Premièred by Clara Schumann under the baton of Felix Mendelssohn, Adolph von Henselt’s Concerto in F minor was eventually performed by the greatest virtuosos of the 19th and 20th centuries. It has, however, inexplicably disappeared from the repertoire despite its obvious qualities: soaring melodies and tender lyricism, colorful orchestration, dramatic intensity across its three movements and piano writing of astounding inventiveness and brilliance.
The familiarity between Henselt’s concerto and some of Sergei Rachmaninoff's works can be explained by the profound influence that the German composer exerted on the Russian. Hans von Bronsart’s Concerto in F sharp minor did not enjoy the same public acclaim, although it is rousing, intimate and electrifying in turns. The richness of its orchestration is matched by an uncommonly brilliant piano part that is a model of practical virtuosity.
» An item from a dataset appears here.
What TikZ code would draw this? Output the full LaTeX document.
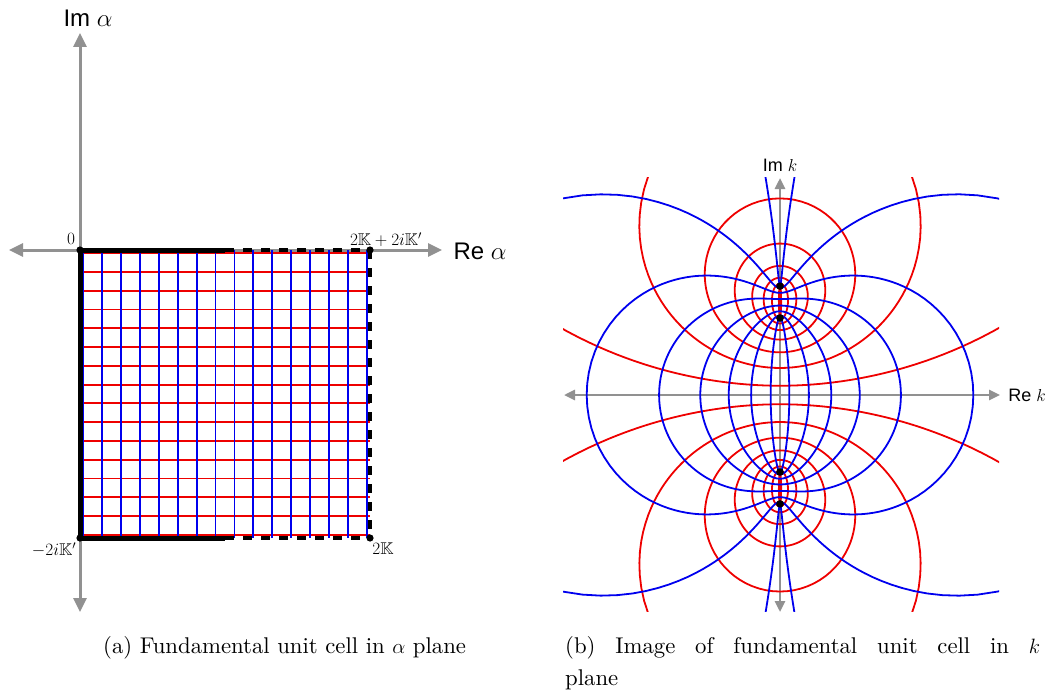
\documentclass[tikz,border=0pt]{standalone}
\usepackage{amssymb}
\usepackage{fontspec}
\setmainfont{lmroman10-regular.otf}[ItalicFont=lmroman10-italic.otf, BoldFont=lmroman10-bold.otf]
\newfontfamily\labfont{Liberation Sans}
\usetikzlibrary{arrows.meta}
\definecolor{axgray}{RGB}{145,145,145}
\definecolor{cred}{RGB}{238,0,0}
\definecolor{cblue}{RGB}{0,0,238}
\tikzset{
  axisL/.style={draw=axgray, line width=3pt, {Triangle[length=14pt,width=13pt]}-{Triangle[length=14pt,width=13pt]}},
  axisR/.style={draw=axgray, line width=2.6pt, {Triangle[length=11pt,width=10pt]}-{Triangle[length=11pt,width=10pt]}},
  gridred/.style={draw=cred, line width=1.9pt},
  gridblue/.style={draw=cblue, line width=1.9pt},
  rcurve/.style={draw=cred, line width=1.8pt, line join=round},
  bcurve/.style={draw=cblue, line width=1.8pt, line join=round},
  solidedge/.style={draw=black, line width=5pt},
  dashedge/.style={draw=black, line width=4.5pt, dash pattern=on 8.5pt off 9.5pt},
  cornerdot/.style={fill=black},
  lablarge/.style={inner sep=0pt, font=\fontsize{24}{28}\selectfont\labfont},
  labsmall/.style={inner sep=0pt, font=\fontsize{18}{22}\selectfont\labfont},
  corner/.style={inner sep=0pt, font=\fontsize{17}{20}\selectfont},
  caption/.style={inner sep=0pt, anchor=base west, font=\fontsize{22.75}{27}\selectfont}
}
% real Jacobi sn, cn, dn for m = 1/2 (nome series)
\newcommand\ellfun[1]{%
  \pgfmathsetmacro\EVV{(#1)*48.54174}%
  \pgfmathsetmacro\ES{1.041274*sin(\EVV)+0.043056*sin(3*\EVV)+0.0018605*sin(5*\EVV)+0.0000804*sin(7*\EVV)}%
  \pgfmathsetmacro\EC{0.955006*cos(\EVV)+0.04305*cos(3*\EVV)+0.0018605*cos(5*\EVV)+0.0000804*cos(7*\EVV)}%
  \pgfmathsetmacro\ED{0.847213+0.146173*cos(2*\EVV)+0.0063285*cos(4*\EVV)+0.0002735*cos(6*\EVV)+0.0000118*cos(8*\EVV)}%
}
\begin{document}
\begin{tikzpicture}[x=1pt,y=-1pt]
\useasboundingbox (0,0) rectangle (1050,693);

% ---------- left panel ----------
\draw[axisL] (9,250) -- (442,250);
\draw[axisL] (80,612) -- (80,33);
\foreach \j in {0,...,15} {
  \pgfmathsetmacro\gp{0.011+0.978*\j/15}
  \draw[gridred] (80,{250+288*\gp}) -- (370,{250+288*\gp});
}
\foreach \j in {0,...,15} {
  \pgfmathsetmacro\gp{0.011+0.978*\j/15}
  \draw[gridblue] ({80+290*\gp},250) -- ({80+290*\gp},538);
}
\coordinate (A) at (80,250);
\coordinate (B) at (370,250);
\coordinate (C) at (370,538);
\coordinate (D) at (80,538);
\coordinate (AB) at (225,250);
\coordinate (DC) at (225,538);
\draw[dashedge] (AB) -- (B);
\draw[dashedge] (DC) -- (C);
\draw[dashedge] (B) -- (C);
\draw[solidedge] (A) -- (D);
\draw[solidedge] (A) -- (AB);
\draw[solidedge] (D) -- (DC);
\foreach \c in {A,B,C,D} { \fill[cornerdot] (\c) circle (3.6pt); }

\node[lablarge] (imal) at (88,18) {Im $\alpha$};
\node[lablarge] (real) at (480,251) {Re $\alpha$};
\node[corner] (z0) at (71,239) {$0$};
\node[corner] (zB) at (386,240) {$2\mathbb{K}+2i\mathbb{K}'$};
\node[corner] (zD) at (54,550) {$-2i\mathbb{K}'$};
\node[corner] (zC) at (383,549) {$2\mathbb{K}$};

% ---------- right panel ----------
\draw[axisR] (564,395) -- (1000,395);
\draw[axisR] (780,612) -- (780,178);

\begin{scope}
\clip (563,177) rectangle (999,611);
% red: Re u = const
\foreach \j in {0,...,15} {
  \pgfmathsetmacro\xx{-1.854075+3.70815*(0.011+0.978*\j/15)}
  \ellfun{\xx}\let\Sx\ES\let\Cx\EC\let\Dx\ED
  \gdef\pts{}
  \foreach \i in {0,...,140} {
    \pgfmathsetmacro\yy{-1.854075+3.70815*\i/140}
    \ellfun{\yy}
    \pgfmathsetmacro\Eden{\EC*\EC+0.5*\Sx*\Sx*\ES*\ES}
    \pgfmathsetmacro\KX{780-77*\Cx*\Dx*\ES*\EC/\Eden}
    \pgfmathsetmacro\KY{395-77*\Sx*\ED/\Eden}
    \xdef\pts{\pts (\KX,\KY)}
  }
  \edef\tmp{\noexpand\draw[rcurve] plot coordinates {\pts};}\tmp
}
% blue: Im u = const
\foreach \j in {0,...,15} {
  \pgfmathsetmacro\yy{-1.854075+3.70815*(0.011+0.978*\j/15)}
  \ellfun{\yy}\let\Sy\ES\let\Cy\EC\let\Dy\ED
  \pgfmathsetmacro\EdenA{\Cy*\Cy}
  \gdef\pts{}
  \foreach \i in {0,...,140} {
    \pgfmathsetmacro\xx{-1.854075+3.70815*\i/140}
    \ellfun{\xx}
    \pgfmathsetmacro\Eden{\EdenA+0.5*\ES*\ES*\Sy*\Sy}
    \pgfmathsetmacro\KX{780-77*\EC*\ED*\Sy*\Cy/\Eden}
    \pgfmathsetmacro\KY{395-77*\ES*\Dy/\Eden}
    \xdef\pts{\pts (\KX,\KY)}
  }
  \edef\tmp{\noexpand\draw[bcurve] plot coordinates {\pts};}\tmp
}
\end{scope}
\coordinate (P1) at (780,286.1);
\coordinate (P2) at (780,318);
\coordinate (P3) at (780,472);
\coordinate (P4) at (780,503.9);
\foreach \c in {P1,P2,P3,P4} { \fill[cornerdot] (\c) circle (3.8pt); }

\node[labsmall] (imk) at (780,165) {Im $k$};
\node[labsmall] (rek) at (1027,395) {Re $k$};

% ---------- captions ----------
\node[caption] (capa) at (103,653) {(a) Fundamental unit cell in $\alpha$ plane};
\node[caption] (capb) at (565,653) {\makebox[475pt][s]{(b) Image of fundamental unit cell in $k$}};
\node[caption] (capc) at (565,685) {plane};
\end{tikzpicture}
\end{document}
Breathing late-Romanticism, it requires a soloist to embrace its superheated Romantic language unashamedly if its passions are to take flight.
REVIEWS:
Paul Wee’s fingers dance with clarity and delight around the keyboard. He and the Swedish Chamber Orchestra, conducted by Michael Collins, have an excellent rapport.
— BBC Music Magazine
There is no question that Wee and his cohorts do a tremendous job in bringing these works to life. Wee has warmth and a Romantic stain that encompasses steel along with the requisite limpid lyricism and sparkling decoration. In short, Wee is a pianist you need to hear, whatever the context.